Namun, masih banyak pekerjaan rumah yang perlu diselesaikan. Ini adalah permintaan pengusaha, sebagai mitra pemerintah membangun perekonomian nasional. Paling tidak, ada 10 PR besar yang perlu diselesaikan, khususnya bagi calon presiden pengganti Presiden Joko Widodo pada 2024, untuk mengejar apa yang disebut Pak Jokowi sebagai upaya keluar dari jebakan kelas negara menengah, seperti dialami negara-negara Amerika Latin. Indonesia, cuma punya modal 13 tahun lagi untuk keluar dari jebakan ini, dan nahkoda itu ada di tangan pemenang Pilpres, entah Anies Baswedan, Ganjar Pranowo atau Prabowo Subianto.
Studi literatur dan data CNBC Indonesia menyimpulkan paling tidak ada 10 isu pokok yang perlu dibereskan untuk mengejar cita-cita itu. Yakni merangkum keinginan dari sektor swasta, sebagai mesin paling besar bagi pertumbuhan ekonomi. Sepuluh isu ini akan dijadikan pemantik diskusi dalam talkshow mingguan, Politik-Ekonomi dalam program Your Money Your Vote di CNBC Indonesia TV, setiap Rabu pukul 1930 WIB. Tema kali ini adalah PR Pengusaha untuk Capres 2024, yang akan dihadiri oleh sejumlah wakil pengusaha baik senior dan junior. Berikut ulasan CNBC Indonesia Research.

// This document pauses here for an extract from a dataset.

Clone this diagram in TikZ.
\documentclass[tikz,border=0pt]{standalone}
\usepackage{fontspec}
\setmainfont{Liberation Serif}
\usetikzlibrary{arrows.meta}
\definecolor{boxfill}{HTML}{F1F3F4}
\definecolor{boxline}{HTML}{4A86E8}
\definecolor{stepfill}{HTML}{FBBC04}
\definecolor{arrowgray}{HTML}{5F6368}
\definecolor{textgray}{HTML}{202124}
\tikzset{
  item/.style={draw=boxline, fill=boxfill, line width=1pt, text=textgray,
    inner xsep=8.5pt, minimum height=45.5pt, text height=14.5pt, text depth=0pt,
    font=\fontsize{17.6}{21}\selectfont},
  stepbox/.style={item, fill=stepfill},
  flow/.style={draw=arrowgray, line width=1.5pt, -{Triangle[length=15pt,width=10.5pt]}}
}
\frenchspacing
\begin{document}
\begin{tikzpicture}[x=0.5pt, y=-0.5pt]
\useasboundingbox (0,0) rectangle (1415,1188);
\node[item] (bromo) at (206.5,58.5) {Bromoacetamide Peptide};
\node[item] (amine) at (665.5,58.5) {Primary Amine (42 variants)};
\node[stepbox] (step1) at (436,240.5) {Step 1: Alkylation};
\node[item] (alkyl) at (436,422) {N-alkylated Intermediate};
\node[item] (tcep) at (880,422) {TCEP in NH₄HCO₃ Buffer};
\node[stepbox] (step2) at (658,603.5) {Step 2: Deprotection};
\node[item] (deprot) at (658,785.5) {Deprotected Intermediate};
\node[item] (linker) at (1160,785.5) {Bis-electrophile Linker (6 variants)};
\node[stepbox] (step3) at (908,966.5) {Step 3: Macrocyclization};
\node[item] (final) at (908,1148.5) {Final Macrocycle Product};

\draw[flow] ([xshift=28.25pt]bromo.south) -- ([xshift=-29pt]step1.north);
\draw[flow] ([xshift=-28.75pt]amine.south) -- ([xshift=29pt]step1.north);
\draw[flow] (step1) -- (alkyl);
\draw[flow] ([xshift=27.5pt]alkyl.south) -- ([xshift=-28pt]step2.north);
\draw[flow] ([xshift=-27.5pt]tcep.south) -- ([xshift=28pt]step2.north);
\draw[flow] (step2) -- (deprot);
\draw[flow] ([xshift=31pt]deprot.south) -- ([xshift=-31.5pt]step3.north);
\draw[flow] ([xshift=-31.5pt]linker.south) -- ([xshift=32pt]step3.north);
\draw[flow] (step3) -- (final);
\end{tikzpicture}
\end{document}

Seberapa Mudah Berbisnis di Indonesia?
Terjadi perubahan signifikan dalam hal perbaikan penghalang pengusaha untuk berbisnis sejak delapan tahun terakhir. Presiden Joko Widodo yang berlatar belakang pengusaha mengerti betul, bagaimana selama sejak reformasi 1998, dunia usaha susah berkembang hanya gara-gara kebanyakan aturan. Langkah Pak Jokowi sangat radikal, di mulai sejak tahun pertama memimpin 2014 dan pada 2019 lebih agresif lagi, mencontek aturan Presiden Amerika Serikat Donald Trump, bahwa setiap menteri yang menerbitkan satu aturan baru, harus mencabut 10 aturan lama.

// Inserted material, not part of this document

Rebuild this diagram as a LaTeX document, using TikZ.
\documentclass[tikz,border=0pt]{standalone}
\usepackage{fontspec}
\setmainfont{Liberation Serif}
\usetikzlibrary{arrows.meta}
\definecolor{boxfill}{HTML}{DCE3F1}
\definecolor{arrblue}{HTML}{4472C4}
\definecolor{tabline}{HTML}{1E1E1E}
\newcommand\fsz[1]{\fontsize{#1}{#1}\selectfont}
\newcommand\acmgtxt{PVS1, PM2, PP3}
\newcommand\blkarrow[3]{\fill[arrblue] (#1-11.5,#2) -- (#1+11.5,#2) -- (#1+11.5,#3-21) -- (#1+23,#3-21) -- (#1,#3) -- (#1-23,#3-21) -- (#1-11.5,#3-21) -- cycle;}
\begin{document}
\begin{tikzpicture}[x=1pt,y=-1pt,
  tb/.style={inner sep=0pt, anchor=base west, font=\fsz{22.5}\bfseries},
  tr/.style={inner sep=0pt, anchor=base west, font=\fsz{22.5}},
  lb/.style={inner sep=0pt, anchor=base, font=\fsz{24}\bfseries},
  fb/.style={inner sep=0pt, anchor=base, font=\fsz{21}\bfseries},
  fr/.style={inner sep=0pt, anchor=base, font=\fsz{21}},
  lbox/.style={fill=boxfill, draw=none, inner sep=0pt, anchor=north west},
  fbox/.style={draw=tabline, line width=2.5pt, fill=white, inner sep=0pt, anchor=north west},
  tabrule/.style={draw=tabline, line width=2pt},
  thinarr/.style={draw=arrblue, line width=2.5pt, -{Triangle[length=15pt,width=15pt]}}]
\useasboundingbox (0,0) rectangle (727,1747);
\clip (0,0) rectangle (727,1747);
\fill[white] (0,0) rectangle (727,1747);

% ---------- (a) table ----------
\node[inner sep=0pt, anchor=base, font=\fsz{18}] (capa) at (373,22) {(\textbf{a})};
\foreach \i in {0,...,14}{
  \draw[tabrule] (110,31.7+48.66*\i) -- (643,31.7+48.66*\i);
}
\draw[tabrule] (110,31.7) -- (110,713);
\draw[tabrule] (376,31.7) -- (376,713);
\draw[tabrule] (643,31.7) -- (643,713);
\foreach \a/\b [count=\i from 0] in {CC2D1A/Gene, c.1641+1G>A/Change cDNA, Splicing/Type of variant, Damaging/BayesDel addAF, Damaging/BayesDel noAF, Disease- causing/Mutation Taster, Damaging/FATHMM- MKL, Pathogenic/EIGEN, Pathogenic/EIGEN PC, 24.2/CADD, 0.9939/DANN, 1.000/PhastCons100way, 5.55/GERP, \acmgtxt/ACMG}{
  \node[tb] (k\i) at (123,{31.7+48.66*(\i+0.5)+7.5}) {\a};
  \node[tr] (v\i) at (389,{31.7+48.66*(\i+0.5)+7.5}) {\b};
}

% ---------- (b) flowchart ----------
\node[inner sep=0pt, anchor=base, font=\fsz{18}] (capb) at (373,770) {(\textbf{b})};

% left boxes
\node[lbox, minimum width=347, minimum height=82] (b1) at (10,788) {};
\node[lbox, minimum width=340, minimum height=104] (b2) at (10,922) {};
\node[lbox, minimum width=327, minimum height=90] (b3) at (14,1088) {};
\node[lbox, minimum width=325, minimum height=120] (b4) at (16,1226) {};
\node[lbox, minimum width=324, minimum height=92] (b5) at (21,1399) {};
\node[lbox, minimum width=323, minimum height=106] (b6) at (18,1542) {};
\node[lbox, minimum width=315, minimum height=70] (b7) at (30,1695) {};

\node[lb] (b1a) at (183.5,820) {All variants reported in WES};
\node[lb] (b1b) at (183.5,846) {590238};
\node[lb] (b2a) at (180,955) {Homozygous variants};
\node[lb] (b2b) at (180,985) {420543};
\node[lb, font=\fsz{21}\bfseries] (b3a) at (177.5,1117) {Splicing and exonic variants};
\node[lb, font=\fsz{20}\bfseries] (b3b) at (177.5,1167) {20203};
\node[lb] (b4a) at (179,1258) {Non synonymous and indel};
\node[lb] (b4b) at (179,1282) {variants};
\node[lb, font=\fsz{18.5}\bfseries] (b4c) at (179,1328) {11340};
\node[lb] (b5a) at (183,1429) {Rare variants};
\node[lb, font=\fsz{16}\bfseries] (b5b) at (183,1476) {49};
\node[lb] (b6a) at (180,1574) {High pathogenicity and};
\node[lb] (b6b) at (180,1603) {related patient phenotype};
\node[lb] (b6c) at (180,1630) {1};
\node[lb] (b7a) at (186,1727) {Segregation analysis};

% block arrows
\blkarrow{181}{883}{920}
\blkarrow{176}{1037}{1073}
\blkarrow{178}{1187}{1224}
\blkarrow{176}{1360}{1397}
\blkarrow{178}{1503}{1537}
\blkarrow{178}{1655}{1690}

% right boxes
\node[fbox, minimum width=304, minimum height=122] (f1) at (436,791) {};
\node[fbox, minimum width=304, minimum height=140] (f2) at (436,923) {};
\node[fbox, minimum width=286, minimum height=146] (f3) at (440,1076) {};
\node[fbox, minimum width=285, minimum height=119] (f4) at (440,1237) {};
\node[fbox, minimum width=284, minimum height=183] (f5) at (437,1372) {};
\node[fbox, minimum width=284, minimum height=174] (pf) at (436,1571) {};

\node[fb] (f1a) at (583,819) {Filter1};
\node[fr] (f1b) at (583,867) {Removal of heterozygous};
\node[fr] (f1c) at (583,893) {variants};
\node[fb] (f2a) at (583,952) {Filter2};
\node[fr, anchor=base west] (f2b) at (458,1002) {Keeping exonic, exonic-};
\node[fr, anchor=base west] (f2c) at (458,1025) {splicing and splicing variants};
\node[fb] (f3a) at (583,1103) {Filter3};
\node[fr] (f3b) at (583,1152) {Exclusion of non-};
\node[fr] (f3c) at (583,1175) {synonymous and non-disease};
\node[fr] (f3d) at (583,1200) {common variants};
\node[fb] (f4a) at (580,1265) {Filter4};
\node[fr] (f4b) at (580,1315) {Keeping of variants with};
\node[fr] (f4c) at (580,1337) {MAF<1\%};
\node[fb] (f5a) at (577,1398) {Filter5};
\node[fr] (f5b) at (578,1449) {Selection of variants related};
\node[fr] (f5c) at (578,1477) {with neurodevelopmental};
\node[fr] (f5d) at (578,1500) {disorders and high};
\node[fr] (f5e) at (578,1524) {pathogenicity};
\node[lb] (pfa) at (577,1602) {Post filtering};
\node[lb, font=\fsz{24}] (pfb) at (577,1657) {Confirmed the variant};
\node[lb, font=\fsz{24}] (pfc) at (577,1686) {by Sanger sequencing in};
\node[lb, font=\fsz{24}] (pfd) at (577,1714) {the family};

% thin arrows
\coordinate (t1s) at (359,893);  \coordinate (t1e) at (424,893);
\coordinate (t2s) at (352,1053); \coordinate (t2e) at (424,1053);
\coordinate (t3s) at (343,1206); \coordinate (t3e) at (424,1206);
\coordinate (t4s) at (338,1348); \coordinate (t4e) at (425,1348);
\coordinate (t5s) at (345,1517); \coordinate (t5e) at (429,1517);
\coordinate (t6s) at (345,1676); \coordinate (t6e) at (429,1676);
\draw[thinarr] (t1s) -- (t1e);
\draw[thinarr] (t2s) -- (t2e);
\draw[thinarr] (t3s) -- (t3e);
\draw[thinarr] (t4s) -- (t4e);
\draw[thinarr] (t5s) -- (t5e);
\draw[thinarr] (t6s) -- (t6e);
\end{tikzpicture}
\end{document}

Langkah ini manjur, diakui dunia internasional yang ditunjukan oleh peringkat kemudahan berbisnis yang membaik dan stabil sejak 2016. Tampak pada peringkat easing of doing business (EODS) keluaran Bank Dunia.
Namun perbaikan radikal itu belum membuat Indonesia mampu bersaing, bahkan untuk sekelas regional Asia Tenggara. Menggunakan komparasi skor EODB 2019, sebagai negara dengan kapasitas anggota G-20, peringkat Indonesia masih medioker di level ASEAN, jangan jauh-jauh membandingkan level dunia. Posisi Indonesia bila disandingkan ada di urutan keenam dari 9 negara. Masalah perizinan awal usaha dan izin konstruksi masih bermasalah, kalah dari saingan terdekat seperti Vietnam dan Thailand.
Salah satu langkah ekstrim yang kemudian dilakukan pemerintahan Jokowi untuk menderegulasi kejumudan birokrasi dan memperbaiki iklim investasi adalah melahirkan regulasi payung (omnibus law)Cipta Kerja.
Tak sampai enam bulan, 37 anggota dewan bersama perwakilan pemerintah mengubah 80 Undang-Undang dan lebih dari 1.200 pasal sekaligus. Super sekali. Karena, kalau dibahas satu-persatu, benar kata Pak Jokowi, butuh waktu 50 tahun. Sementara, UU Cipta Kerja tak sampai satu tahun.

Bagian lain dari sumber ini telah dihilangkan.